Mery Hamui Sutton
En su reciente artículo publicado en The Chronicle of Higher Education, el antropólogo Arjun Appadurai —una figura clave en los estudios sobre cultura y globalización— plantea una advertencia provocadora: la universidad está secuestrada. Bajo el título “The University Is a Hostage. But There’s Hope” Appadurai advierte que el debilitamiento universitario no es casual: la universidad ha cedido funciones y se ha transformado en una esfera pública al servicio de necesidades médicas, pastorales, tecnológicas y políticas que corresponden a otras instituciones sociales.
Entre los factores que han contribuido a este fenómeno, el autor señala la sumisión de los rectores universitarios y la influencia de las redes sociales, la “plataformización” de la vida académica (que ha dado voz a grupos marginados, pero también fomentado escándalos, ataques, censura y miedo), y la expansión de funciones hacia actividades no académicas, como terapias o justicia social. Esto, sumado a la presión de una política de victimización falsa, ha colocado a las universidades entre dos fuerzas: los filisteos de derecha y los gestores de virtudes de izquierda, ambos con agendas morales rígidas y oportunistas, alejándolos de la función académica de enseñar, investigar y formar pensamiento crítico.
Otro factor clave en esta crisis es la excesiva influencia de las juntas de gobierno (boards of trustees), que han dejado de ser garantes de la autonomía académica y se han convertido en plataformas para intereses externos, muchas veces económicos o partidistas. Esta captura institucional, alerta Appadurai, socava la credibilidad de la universidad y pone en riesgo su independencia.

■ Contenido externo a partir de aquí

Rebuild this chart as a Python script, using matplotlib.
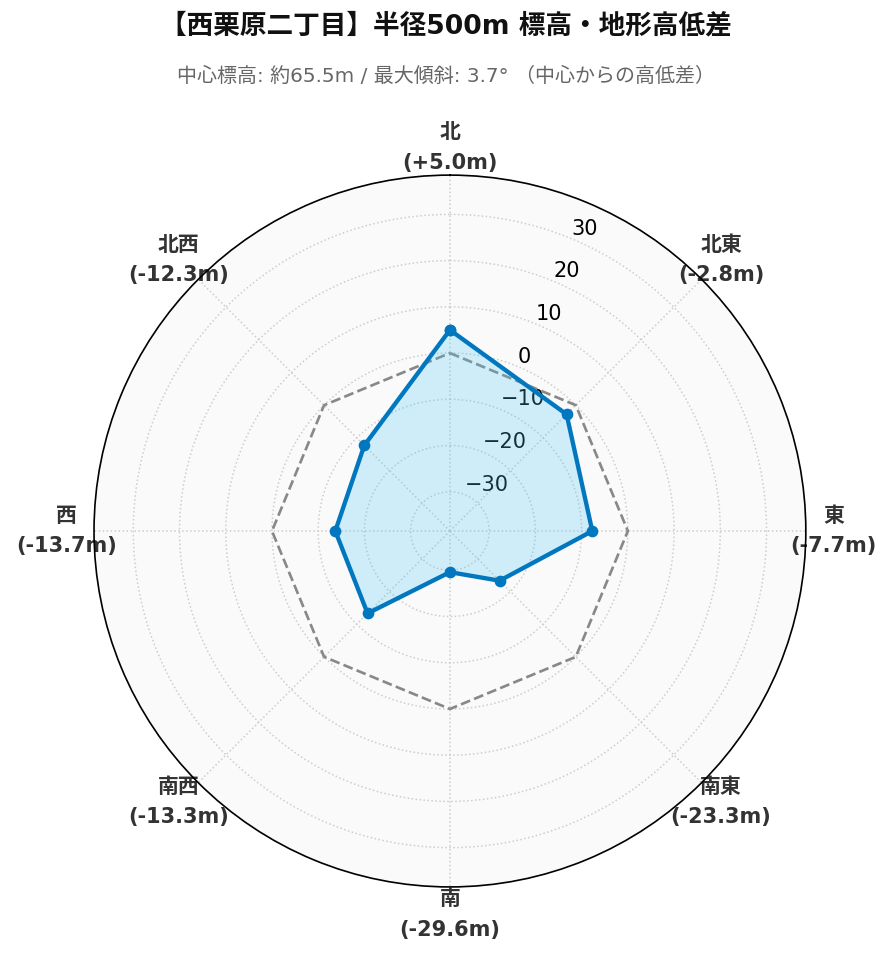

Sin embargo, el diagnóstico no es totalmente pesimista. El autor sostiene que aún es posible rescatar a la universidad si se enfrentan tres amenazas: el miedo que paraliza a la comunidad académica, el silencio frente a la injusticia y la indiferencia hacia la verdad. Frente a estos males, propone recuperar el compromiso con la misión universitaria y democratizar la toma de decisiones dentro de las instituciones.
En concreto, sugiere reformar los consejos directivos para que incluyan no solo a empresarios y donantes, sino también a profesores, investigadores y miembros de la sociedad civil, creando mecanismos de supervisión y rendición de cuentas. También urge recentrar el papel del estudiante: no está en la universidad para ser un cliente satisfecho, sino para aprender a pensar, equivocarse y construir un futuro en medio de la incertidumbre.
Propone defender la misión académica y fomentar una nueva alfabetización profunda que prepare a los estudiantes para futuros inciertos, no sobre cánones del pasado, sino sobre archivos de ideas inacabadas o fracasadas que nos permitan imaginar futuros posibles. Asimismo, es necesario poner límites al daño que provocan las redes sociales en la vida universitaria. Urge controlar el daño que causan las redes sociales dentro de la academia, rescatando el respeto mutuo y el pensamiento crítico frente a la cultura de la cancelación y las batallas por superioridad moral.
Aunque el contexto universitario varía entre regiones, la pregunta de fondo es común: ¿qué debe ser hoy una universidad? En tiempos de crisis, conviene no perder de vista el bosque por mirar unos cuantos árboles enfermos. Más que nunca, necesitamos defender la producción autónoma de conocimiento como un bien público esencial para la democracia.